▶ Supplied material
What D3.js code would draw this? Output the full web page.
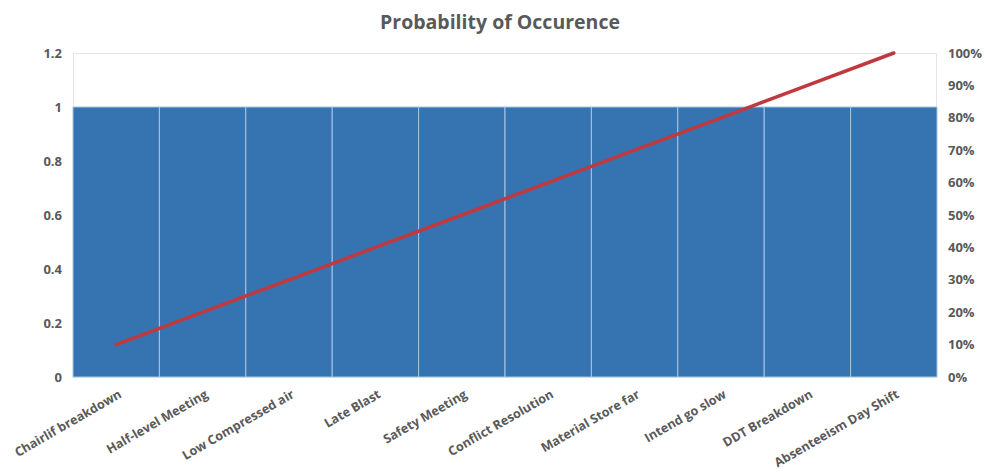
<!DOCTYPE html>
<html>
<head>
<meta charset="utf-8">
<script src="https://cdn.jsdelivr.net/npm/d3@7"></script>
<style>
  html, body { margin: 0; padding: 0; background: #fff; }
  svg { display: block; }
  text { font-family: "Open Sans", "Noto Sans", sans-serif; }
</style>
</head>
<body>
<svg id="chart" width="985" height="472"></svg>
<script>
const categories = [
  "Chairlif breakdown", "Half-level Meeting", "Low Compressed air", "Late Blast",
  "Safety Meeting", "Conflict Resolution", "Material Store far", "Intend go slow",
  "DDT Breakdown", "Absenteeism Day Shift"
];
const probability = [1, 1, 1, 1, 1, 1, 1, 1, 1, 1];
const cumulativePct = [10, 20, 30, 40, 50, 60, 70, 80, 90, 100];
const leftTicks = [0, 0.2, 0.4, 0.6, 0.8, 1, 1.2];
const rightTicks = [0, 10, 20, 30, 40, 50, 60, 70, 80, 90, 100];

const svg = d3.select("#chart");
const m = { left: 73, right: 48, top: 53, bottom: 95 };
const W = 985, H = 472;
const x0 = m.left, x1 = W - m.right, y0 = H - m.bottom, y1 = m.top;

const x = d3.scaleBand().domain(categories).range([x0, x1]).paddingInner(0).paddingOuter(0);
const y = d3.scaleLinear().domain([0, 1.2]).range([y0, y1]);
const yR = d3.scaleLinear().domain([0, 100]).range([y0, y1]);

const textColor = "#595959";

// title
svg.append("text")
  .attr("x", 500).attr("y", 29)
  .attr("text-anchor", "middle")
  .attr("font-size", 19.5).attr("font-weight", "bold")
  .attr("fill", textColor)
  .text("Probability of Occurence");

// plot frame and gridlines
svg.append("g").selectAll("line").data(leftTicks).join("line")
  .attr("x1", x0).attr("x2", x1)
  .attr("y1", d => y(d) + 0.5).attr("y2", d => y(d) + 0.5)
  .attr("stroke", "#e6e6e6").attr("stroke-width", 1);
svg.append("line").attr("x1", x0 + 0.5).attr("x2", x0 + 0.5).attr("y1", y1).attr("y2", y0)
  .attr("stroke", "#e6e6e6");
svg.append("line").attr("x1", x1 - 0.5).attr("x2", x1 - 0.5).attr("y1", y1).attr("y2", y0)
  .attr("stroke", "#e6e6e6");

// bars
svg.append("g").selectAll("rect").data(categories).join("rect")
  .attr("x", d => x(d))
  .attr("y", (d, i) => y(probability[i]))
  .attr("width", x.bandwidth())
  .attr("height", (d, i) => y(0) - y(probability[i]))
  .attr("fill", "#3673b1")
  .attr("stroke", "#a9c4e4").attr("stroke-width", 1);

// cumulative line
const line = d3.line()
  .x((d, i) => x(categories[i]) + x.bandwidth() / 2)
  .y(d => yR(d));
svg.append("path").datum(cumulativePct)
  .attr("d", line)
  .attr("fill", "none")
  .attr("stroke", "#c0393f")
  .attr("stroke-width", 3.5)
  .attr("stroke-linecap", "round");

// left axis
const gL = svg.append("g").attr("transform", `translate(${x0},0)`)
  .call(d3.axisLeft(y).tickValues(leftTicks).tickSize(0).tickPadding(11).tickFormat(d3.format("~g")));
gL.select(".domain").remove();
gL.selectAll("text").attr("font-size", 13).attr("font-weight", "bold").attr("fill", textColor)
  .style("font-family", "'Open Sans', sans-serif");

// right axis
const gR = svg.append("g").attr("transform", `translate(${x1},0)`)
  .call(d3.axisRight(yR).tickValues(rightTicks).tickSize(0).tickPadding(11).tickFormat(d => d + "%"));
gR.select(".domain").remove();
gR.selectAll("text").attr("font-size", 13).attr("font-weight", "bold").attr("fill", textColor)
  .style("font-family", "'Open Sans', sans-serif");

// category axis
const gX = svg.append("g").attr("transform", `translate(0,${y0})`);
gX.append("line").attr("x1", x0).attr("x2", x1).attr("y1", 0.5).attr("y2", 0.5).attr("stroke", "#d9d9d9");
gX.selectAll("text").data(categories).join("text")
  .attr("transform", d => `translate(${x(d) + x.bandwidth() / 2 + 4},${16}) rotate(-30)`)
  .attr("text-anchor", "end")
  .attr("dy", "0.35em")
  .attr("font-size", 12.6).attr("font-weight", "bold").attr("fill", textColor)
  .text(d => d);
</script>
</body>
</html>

▶ What is needed
Skip the images and write out the rest of the listing exactly.

▶ Full output
What D3.js code would draw this? Output the full web page.
<!DOCTYPE html>
<html>
<head>
<meta charset="utf-8">
<script src="https://cdn.jsdelivr.net/npm/d3@7"></script>
<style>
  html, body { margin: 0; padding: 0; background: #fff; }
  svg { display: block; }
  text { font-family: "Open Sans", "Noto Sans", sans-serif; }
</style>
</head>
<body>
<svg id="chart" width="985" height="472"></svg>
<script>
const categories = [
  "Chairlif breakdown", "Half-level Meeting", "Low Compressed air", "Late Blast",
  "Safety Meeting", "Conflict Resolution", "Material Store far", "Intend go slow",
  "DDT Breakdown", "Absenteeism Day Shift"
];
const probability = [1, 1, 1, 1, 1, 1, 1, 1, 1, 1];
const cumulativePct = [10, 20, 30, 40, 50, 60, 70, 80, 90, 100];
const leftTicks = [0, 0.2, 0.4, 0.6, 0.8, 1, 1.2];
const rightTicks = [0, 10, 20, 30, 40, 50, 60, 70, 80, 90, 100];

const svg = d3.select("#chart");
const m = { left: 73, right: 48, top: 53, bottom: 95 };
const W = 985, H = 472;
const x0 = m.left, x1 = W - m.right, y0 = H - m.bottom, y1 = m.top;

const x = d3.scaleBand().domain(categories).range([x0, x1]).paddingInner(0).paddingOuter(0);
const y = d3.scaleLinear().domain([0, 1.2]).range([y0, y1]);
const yR = d3.scaleLinear().domain([0, 100]).range([y0, y1]);

const textColor = "#595959";

// title
svg.append("text")
  .attr("x", 500).attr("y", 29)
  .attr("text-anchor", "middle")
  .attr("font-size", 19.5).attr("font-weight", "bold")
  .attr("fill", textColor)
  .text("Probability of Occurence");

// plot frame and gridlines
svg.append("g").selectAll("line").data(leftTicks).join("line")
  .attr("x1", x0).attr("x2", x1)
  .attr("y1", d => y(d) + 0.5).attr("y2", d => y(d) + 0.5)
  .attr("stroke", "#e6e6e6").attr("stroke-width", 1);
svg.append("line").attr("x1", x0 + 0.5).attr("x2", x0 + 0.5).attr("y1", y1).attr("y2", y0)
  .attr("stroke", "#e6e6e6");
svg.append("line").attr("x1", x1 - 0.5).attr("x2", x1 - 0.5).attr("y1", y1).attr("y2", y0)
  .attr("stroke", "#e6e6e6");

// bars
svg.append("g").selectAll("rect").data(categories).join("rect")
  .attr("x", d => x(d))
  .attr("y", (d, i) => y(probability[i]))
  .attr("width", x.bandwidth())
  .attr("height", (d, i) => y(0) - y(probability[i]))
  .attr("fill", "#3673b1")
  .attr("stroke", "#a9c4e4").attr("stroke-width", 1);

// cumulative line
const line = d3.line()
  .x((d, i) => x(categories[i]) + x.bandwidth() / 2)
  .y(d => yR(d));
svg.append("path").datum(cumulativePct)
  .attr("d", line)
  .attr("fill", "none")
  .attr("stroke", "#c0393f")
  .attr("stroke-width", 3.5)
  .attr("stroke-linecap", "round");

// left axis
const gL = svg.append("g").attr("transform", `translate(${x0},0)`)
  .call(d3.axisLeft(y).tickValues(leftTicks).tickSize(0).tickPadding(11).tickFormat(d3.format("~g")));
gL.select(".domain").remove();
gL.selectAll("text").attr("font-size", 13).attr("font-weight", "bold").attr("fill", textColor)
  .style("font-family", "'Open Sans', sans-serif");

// right axis
const gR = svg.append("g").attr("transform", `translate(${x1},0)`)
  .call(d3.axisRight(yR).tickValues(rightTicks).tickSize(0).tickPadding(11).tickFormat(d => d + "%"));
gR.select(".domain").remove();
gR.selectAll("text").attr("font-size", 13).attr("font-weight", "bold").attr("fill", textColor)
  .style("font-family", "'Open Sans', sans-serif");

// category axis
const gX = svg.append("g").attr("transform", `translate(0,${y0})`);
gX.append("line").attr("x1", x0).attr("x2", x1).attr("y1", 0.5).attr("y2", 0.5).attr("stroke", "#d9d9d9");
gX.selectAll("text").data(categories).join("text")
  .attr("transform", d => `translate(${x(d) + x.bandwidth() / 2 + 4},${16}) rotate(-30)`)
  .attr("text-anchor", "end")
  .attr("dy", "0.35em")
  .attr("font-size", 12.6).attr("font-weight", "bold").attr("fill", textColor)
  .text(d => d);
</script>
</body>
</html>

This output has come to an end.